Challenge – Beginning with the line that contains "Reproduce this chart", retype the entries below exactly, ending with the line that contains "import seaborn as sns". Leave out any pictures.

Supplied material –
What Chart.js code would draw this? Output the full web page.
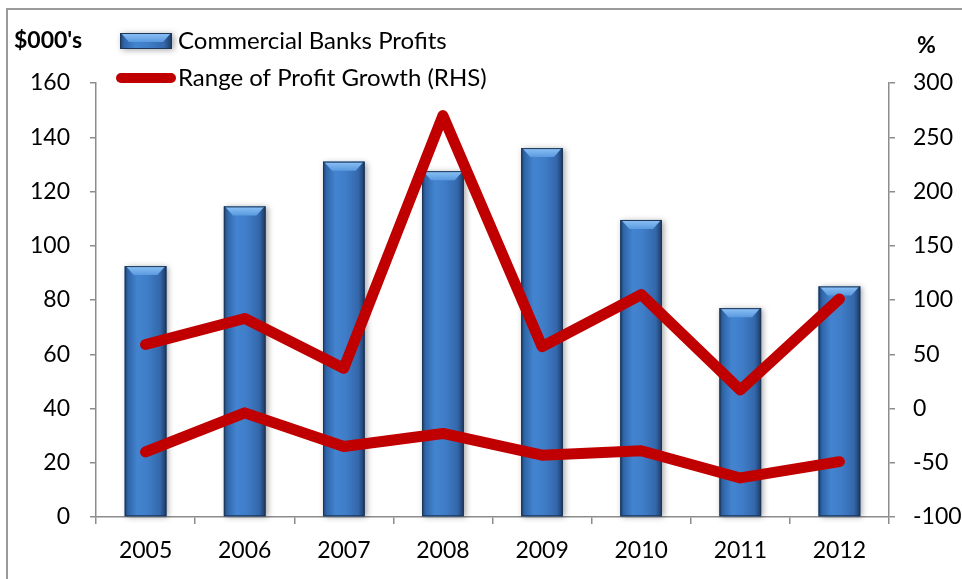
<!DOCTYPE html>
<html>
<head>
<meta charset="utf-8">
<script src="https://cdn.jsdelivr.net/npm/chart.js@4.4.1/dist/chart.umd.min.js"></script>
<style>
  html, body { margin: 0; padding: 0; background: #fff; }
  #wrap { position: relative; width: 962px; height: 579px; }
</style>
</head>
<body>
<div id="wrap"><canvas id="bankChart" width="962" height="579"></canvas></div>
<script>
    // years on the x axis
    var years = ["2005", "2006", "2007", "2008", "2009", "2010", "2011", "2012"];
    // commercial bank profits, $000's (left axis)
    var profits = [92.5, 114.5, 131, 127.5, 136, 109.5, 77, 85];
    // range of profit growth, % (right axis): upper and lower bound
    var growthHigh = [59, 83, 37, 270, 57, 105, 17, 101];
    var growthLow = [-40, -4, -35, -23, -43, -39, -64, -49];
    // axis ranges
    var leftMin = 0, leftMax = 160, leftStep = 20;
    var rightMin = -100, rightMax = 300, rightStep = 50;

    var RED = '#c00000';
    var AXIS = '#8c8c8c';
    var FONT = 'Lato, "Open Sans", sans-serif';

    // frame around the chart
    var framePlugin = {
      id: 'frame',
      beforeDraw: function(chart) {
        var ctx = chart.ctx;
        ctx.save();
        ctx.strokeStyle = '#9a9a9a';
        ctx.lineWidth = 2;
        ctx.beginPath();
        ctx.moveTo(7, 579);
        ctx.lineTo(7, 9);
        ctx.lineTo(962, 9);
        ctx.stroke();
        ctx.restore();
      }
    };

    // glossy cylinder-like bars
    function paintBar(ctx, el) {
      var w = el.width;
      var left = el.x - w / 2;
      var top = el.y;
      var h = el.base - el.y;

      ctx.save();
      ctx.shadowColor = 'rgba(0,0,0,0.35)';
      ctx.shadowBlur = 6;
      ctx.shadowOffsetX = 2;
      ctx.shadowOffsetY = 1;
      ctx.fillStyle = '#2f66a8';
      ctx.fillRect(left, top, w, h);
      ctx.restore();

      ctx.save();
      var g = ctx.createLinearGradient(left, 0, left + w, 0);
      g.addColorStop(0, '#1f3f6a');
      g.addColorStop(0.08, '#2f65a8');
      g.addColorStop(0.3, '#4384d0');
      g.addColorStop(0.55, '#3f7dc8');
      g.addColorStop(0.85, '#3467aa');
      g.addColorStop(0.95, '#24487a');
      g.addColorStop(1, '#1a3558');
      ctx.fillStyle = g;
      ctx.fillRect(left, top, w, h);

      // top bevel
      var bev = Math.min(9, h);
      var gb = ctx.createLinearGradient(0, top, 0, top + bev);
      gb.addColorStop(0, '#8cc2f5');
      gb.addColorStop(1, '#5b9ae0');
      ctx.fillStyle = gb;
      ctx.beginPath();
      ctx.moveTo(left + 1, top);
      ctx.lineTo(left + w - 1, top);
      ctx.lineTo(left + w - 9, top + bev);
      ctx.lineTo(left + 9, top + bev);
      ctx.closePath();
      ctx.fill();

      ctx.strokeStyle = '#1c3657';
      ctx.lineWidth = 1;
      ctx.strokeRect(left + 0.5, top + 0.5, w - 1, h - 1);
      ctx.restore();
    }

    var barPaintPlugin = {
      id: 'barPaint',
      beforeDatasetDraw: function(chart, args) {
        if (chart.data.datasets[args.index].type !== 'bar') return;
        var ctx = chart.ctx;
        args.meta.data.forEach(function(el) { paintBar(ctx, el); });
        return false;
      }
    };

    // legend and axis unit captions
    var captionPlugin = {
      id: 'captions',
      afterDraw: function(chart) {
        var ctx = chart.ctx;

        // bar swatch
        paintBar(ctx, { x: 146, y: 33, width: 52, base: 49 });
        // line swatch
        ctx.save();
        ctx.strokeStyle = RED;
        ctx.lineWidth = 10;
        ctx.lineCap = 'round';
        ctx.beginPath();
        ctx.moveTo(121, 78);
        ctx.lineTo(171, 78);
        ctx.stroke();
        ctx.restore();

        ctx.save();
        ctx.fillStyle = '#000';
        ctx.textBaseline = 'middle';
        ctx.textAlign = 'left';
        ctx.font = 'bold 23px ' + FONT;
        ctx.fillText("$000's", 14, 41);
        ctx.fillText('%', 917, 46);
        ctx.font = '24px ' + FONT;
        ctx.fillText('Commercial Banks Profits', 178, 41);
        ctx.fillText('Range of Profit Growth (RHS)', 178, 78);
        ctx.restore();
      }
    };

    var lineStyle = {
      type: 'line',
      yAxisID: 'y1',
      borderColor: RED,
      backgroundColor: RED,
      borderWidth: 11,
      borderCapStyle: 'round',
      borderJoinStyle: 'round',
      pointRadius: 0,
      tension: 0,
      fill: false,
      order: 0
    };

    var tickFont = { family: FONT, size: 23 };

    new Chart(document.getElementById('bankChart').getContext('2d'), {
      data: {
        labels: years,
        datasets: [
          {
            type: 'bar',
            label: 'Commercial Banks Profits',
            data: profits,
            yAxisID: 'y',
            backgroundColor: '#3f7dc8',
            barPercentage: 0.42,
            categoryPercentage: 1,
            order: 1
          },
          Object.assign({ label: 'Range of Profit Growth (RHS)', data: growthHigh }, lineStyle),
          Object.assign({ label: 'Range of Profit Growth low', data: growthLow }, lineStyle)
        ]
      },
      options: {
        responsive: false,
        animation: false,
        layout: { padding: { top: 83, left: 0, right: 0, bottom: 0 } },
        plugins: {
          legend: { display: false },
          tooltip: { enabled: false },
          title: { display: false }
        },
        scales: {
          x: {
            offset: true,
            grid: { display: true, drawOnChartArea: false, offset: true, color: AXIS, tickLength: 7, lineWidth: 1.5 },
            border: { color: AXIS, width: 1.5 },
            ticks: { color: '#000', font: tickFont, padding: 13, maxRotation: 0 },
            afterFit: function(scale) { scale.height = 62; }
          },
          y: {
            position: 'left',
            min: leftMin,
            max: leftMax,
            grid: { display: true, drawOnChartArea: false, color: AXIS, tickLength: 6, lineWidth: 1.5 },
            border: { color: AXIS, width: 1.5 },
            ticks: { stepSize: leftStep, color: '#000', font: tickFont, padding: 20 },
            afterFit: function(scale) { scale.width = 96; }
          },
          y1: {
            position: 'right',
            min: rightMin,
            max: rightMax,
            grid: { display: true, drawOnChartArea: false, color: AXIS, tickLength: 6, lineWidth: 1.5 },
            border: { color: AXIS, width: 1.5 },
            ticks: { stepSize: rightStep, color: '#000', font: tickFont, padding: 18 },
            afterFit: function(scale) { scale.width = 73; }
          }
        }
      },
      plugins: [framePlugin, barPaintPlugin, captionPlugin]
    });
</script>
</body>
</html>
* * *
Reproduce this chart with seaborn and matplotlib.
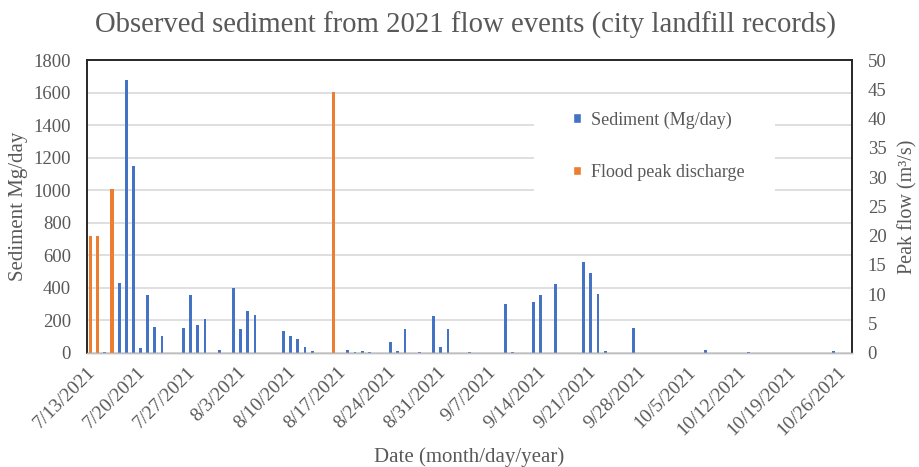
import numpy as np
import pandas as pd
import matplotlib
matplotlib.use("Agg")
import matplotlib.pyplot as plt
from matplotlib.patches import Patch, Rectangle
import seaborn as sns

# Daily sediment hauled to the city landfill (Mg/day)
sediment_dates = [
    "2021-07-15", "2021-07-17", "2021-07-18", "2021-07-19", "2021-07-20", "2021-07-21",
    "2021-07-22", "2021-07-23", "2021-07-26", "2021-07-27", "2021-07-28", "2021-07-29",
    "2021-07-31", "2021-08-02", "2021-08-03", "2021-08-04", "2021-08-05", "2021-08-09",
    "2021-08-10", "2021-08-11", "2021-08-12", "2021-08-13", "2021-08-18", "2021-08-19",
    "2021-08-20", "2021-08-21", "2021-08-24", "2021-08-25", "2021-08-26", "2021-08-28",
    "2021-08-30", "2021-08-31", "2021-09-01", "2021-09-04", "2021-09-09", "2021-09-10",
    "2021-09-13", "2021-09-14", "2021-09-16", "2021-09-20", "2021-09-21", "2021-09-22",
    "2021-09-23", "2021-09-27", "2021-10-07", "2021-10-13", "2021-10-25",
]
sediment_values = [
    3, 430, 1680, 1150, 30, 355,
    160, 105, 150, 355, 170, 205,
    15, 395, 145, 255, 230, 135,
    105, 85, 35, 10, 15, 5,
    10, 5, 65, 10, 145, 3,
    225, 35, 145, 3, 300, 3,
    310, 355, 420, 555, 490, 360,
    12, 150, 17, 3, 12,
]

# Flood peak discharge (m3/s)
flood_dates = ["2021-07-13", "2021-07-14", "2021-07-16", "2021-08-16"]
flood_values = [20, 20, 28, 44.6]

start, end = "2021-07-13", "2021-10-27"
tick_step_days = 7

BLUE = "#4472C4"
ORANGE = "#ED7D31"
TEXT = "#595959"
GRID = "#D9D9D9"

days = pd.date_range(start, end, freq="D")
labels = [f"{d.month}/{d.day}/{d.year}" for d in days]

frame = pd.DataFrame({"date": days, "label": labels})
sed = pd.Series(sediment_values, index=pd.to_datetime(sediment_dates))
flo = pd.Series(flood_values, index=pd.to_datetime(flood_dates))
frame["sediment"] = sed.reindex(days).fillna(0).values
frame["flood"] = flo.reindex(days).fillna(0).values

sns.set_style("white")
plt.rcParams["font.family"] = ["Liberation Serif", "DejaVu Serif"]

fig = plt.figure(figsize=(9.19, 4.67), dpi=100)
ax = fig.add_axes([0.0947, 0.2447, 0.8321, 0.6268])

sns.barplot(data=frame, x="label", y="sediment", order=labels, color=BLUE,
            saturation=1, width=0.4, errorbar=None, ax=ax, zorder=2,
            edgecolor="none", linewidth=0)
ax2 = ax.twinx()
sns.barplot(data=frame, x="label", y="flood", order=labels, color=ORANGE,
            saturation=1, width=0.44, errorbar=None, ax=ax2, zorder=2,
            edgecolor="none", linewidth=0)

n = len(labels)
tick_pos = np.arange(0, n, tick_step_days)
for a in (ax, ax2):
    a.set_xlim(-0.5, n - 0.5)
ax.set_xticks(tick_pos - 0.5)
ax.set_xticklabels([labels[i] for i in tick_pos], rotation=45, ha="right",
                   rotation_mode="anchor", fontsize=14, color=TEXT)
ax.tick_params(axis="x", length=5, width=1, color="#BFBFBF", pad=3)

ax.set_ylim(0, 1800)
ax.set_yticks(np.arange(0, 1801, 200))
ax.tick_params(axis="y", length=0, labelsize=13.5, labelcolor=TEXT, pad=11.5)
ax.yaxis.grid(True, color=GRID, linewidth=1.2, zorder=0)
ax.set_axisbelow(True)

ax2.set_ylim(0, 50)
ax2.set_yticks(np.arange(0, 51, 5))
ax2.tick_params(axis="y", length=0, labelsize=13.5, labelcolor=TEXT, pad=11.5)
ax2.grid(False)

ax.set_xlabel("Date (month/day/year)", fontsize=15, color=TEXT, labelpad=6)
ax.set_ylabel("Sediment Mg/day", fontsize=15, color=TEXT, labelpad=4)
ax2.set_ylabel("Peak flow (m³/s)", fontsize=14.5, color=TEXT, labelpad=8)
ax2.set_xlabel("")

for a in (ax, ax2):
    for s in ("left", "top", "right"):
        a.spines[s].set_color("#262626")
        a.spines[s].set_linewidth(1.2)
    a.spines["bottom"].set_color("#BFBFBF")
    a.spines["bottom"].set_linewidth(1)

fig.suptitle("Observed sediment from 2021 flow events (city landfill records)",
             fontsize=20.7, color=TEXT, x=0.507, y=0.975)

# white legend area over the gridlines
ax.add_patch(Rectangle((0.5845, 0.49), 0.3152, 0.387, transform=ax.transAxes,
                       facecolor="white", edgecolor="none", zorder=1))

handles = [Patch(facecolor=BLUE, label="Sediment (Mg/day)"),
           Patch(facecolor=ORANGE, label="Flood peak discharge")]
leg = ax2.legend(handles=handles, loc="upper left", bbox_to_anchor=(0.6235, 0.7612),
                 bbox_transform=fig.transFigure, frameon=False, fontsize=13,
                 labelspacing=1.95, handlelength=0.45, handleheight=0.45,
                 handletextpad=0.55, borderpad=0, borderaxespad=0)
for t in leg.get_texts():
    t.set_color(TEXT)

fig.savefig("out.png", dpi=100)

Output for this task –
Reproduce this chart with seaborn and matplotlib.
import numpy as np
import pandas as pd
import matplotlib
matplotlib.use("Agg")
import matplotlib.pyplot as plt
from matplotlib.patches import Patch, Rectangle
import seaborn as sns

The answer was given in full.